Shots for two scenes were being filmed that day, one set in a mental hospital and the other in a regular hospital, and my first action came just before lunchtime when I was called for a shot in the former. They handed me a white lab coat, a nametag and one of those steel clipboards, and I got to "play" a doctor escorting a mental patient just as co-star Mary Louise Parker (who is just as striking in real life as she is onscreen, thank you very much) rounded a hallway corner.

My fellow extra (dressed in ratty bathrobe, slippers and 'do-rag) and I waited at our places and dutifully marched out just as Parker delivered her last line. Quick-thinking thespian that I am, I came up with my own bit of action, glancing up from clipboard to patient with an occupied yet compassionate countenance, as my psychiatric charge shuffled and twitched his right arm and head (hooray for stereotypes!). Then we did it again, and again, and again. After nine or 10 takes the director apparently was satisfied and we were shepherded back to the room with the other extras. Then we waited.

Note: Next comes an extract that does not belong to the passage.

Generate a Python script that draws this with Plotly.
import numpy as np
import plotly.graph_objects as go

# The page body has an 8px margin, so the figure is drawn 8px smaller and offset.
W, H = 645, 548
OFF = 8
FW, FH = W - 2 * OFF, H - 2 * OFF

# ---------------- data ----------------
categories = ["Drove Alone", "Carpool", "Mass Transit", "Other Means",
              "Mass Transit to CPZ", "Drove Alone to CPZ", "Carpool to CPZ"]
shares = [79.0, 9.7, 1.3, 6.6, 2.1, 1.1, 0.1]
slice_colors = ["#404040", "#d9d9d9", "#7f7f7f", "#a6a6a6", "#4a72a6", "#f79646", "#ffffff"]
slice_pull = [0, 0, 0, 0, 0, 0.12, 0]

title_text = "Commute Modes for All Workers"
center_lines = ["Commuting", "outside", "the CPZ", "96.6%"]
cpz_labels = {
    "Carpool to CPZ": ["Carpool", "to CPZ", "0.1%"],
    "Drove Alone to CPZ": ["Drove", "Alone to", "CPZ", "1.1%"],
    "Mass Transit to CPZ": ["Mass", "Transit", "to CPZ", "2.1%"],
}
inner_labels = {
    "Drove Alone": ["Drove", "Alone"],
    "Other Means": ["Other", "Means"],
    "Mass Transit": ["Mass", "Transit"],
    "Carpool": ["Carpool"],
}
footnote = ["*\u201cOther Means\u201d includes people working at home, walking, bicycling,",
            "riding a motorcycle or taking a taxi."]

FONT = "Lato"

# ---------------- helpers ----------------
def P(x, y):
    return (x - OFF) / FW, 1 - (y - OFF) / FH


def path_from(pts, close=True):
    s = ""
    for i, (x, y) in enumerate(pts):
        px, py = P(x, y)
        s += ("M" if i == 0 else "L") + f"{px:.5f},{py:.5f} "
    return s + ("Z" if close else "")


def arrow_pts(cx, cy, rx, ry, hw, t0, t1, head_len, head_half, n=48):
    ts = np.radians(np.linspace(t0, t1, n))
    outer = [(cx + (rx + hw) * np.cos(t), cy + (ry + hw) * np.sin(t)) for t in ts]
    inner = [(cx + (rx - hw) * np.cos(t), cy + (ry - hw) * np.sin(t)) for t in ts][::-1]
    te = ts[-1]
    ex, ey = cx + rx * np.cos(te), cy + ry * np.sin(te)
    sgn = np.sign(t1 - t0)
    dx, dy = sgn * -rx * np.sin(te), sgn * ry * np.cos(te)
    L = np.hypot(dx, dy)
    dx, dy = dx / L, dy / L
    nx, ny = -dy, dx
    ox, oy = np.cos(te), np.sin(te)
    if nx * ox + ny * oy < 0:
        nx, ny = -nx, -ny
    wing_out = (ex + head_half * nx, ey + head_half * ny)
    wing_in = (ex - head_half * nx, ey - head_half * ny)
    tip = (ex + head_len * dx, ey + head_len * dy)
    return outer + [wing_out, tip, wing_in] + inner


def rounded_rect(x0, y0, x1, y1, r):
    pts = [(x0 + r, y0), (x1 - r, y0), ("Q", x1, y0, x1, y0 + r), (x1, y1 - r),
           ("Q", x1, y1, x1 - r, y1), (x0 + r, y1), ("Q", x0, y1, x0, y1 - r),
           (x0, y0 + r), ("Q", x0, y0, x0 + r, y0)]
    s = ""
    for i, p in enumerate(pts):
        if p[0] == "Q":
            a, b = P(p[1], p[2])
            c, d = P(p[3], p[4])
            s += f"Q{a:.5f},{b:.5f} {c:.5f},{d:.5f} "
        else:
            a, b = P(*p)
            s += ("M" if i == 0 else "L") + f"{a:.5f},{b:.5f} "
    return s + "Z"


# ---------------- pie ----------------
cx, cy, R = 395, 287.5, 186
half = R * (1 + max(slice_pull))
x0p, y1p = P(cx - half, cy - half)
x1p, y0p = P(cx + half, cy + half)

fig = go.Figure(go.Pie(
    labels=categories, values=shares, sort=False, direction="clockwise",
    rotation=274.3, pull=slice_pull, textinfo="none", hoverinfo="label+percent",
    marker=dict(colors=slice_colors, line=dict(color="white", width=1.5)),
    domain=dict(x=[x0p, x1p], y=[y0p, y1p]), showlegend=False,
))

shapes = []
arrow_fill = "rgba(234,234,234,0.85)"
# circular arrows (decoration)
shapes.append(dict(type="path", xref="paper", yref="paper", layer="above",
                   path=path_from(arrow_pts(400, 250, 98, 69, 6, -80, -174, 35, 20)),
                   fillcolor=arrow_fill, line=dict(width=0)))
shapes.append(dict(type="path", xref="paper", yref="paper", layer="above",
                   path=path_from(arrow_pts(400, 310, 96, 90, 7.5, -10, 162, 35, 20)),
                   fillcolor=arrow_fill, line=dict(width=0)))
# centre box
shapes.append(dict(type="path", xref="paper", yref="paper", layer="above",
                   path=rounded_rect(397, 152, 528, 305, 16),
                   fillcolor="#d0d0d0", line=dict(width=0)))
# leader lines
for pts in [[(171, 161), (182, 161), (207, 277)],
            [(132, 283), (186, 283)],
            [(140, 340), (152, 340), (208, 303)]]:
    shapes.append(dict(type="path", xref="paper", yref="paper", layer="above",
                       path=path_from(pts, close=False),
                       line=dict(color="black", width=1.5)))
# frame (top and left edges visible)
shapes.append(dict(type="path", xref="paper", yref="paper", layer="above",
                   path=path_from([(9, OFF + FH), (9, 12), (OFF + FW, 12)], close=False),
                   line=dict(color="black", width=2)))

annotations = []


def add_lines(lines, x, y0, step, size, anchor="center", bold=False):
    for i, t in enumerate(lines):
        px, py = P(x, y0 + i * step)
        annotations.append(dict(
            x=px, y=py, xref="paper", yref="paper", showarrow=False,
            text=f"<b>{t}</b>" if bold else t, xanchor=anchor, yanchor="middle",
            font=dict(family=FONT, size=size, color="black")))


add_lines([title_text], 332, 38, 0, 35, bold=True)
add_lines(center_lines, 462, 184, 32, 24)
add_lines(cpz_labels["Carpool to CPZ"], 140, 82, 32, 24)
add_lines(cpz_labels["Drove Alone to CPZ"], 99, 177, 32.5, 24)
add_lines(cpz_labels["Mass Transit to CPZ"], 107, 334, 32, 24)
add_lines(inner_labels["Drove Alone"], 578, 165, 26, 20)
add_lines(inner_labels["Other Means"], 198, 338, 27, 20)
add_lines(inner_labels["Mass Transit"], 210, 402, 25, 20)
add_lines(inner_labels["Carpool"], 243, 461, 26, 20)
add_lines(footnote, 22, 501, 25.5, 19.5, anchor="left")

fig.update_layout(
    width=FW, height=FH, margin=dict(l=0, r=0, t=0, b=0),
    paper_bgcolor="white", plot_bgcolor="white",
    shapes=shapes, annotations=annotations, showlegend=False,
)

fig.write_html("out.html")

Sometime mid-afternoon I was summoned for a second shot, this time in my street clothes as a hospital visitor in the background of a long hallway shot as Poitier walked toward the camera. It was then I learned how veterans of the game make the monotony of extra work bearable: by trying to make each other laugh during takes and risking the fury of directors, who already are liable to yell at extras just for making eye contact with them. Being a family paper, Emory Report can't print all the jokes we whispered to each other as the cameras rolled, but let's just say the word "gerbil" was almost the ruin of that particular hospital shot.

The day that started at 6 a.m. ended around 4:30 p.m., when we were shuttled down from Building A to the production company's trailers to turn in our pay vouchers: a grand total of $55 for a day's waiting. Not too terrible for someone who occasionally plays hookey from work (names withheld to protect the guilty) for a glancing brush with Hollywood, but some actors rely on extra work to make ends meet. I'm told that actors' unions in New York and Los Angeles forced studios to pay extras more in those markets, which means Atlanta is to New York for acting as Tijuana is to Detroit for auto manufacturing.

Since I'd been an extra once before, my day waiting in a small room in Building A yielded no earth-shaking discoveries for me: extras are the stump of the screen totem pole; the stars spend as little time on the set as possible and don't fraternize with the background; at lunchtime everyone, including any nearby wandering homeless, are allowed in the food line before the extras.

What it did offer was a surprisingly good time that had nothing to do with acting or movie stars. Perhaps it was the luck of the draw, but the extras that day got along quite well and formed some friendships that hopefully will last long after "The Simple Life of Noah Dearborn" is relegated to a dusty video store shelf.

Who knows? I will probably end up on the cutting room floor, without even a blink-and-you'll-miss-it moment on the small screen. But that's okay. For a day spent waiting, I had a grand time. And I now know Sidney Poitier is not a normal-sized man, but he plays one on TV.

Michael Terrazas is senior editor of Emory Report.